\name{split_sumerian}
\alias{split_sumerian}
\title{Split a String into Sumerian Signs and Separators}
\description{
Splits a transliterated Sumerian text string into its constituent signs and the separators between them. The function recognizes three types of Sumerian sign representations: lowercase transliterations, uppercase sign names, and Unicode cuneiform characters.
}
\usage{
split_sumerian(x)
}
\arguments{
  \item{x}{A character string containing transliterated Sumerian text.}
}
\details{
The function identifies Sumerian signs based on three patterns:

\enumerate{
  \item \strong{Lowercase transliterations} (type 1): Sequences of lowercase letters (a-z) including special characters (\enc{ĝ}{g}, \enc{š}{sz}, ...) and accented vowels (\enc{á}{a}, \enc{é}{e}, \enc{í}{i}, \enc{ú}{u}, \enc{à}{a}, \enc{è}{e}, \enc{ì}{i}, \enc{ù}{u}), optionally followed by a numeric index.

  \item \strong{Uppercase sign names} (type 2): Sequences starting with an uppercase letter, optionally followed by additional uppercase letters, digits, or the characters \code{+}, \code{/}, and \enc{×}{x}.

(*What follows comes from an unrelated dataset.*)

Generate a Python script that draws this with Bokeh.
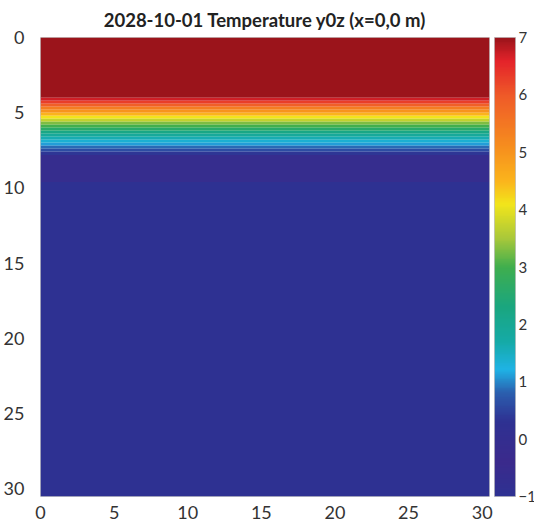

  \item \strong{Cuneiform characters} (type 3): Unicode characters in the Cuneiform block (U+12000 to U+12500).
}

The function returns the signs and separators in a format that allows exact reconstruction of the original string using \code{paste0(c("", signs), separators, collapse = "")}.
}
\value{
A list with three components:
  \item{signs}{A character vector containing the extracted Sumerian signs.}
  \item{separators}{A character vector of length \code{length(signs) + 1} containing the separators. The first element contains any text before the first sign, subsequent elements contain text between consecutive signs, and the last element contains any text after the final sign. Empty strings indicate no separator at that position.}
  \item{types}{An integer vector of the same length as \code{signs} indicating the type of each sign: \code{1} for lowercase transliterations, \code{2} for uppercase sign names, and \code{3} for cuneiform characters.}
}

\examples{

# Example 1
x <- "en-tarah-an-na-ke4"

result <- split_sumerian(x)

result

# Example 2

x <- "en-DARA3.AN.na-ke4"

result <- split_sumerian(x)

result

# Reconstruct the original string
paste0(c("", result$signs), result$separators, collapse = "")

}
\keyword{character}
\keyword{utilities}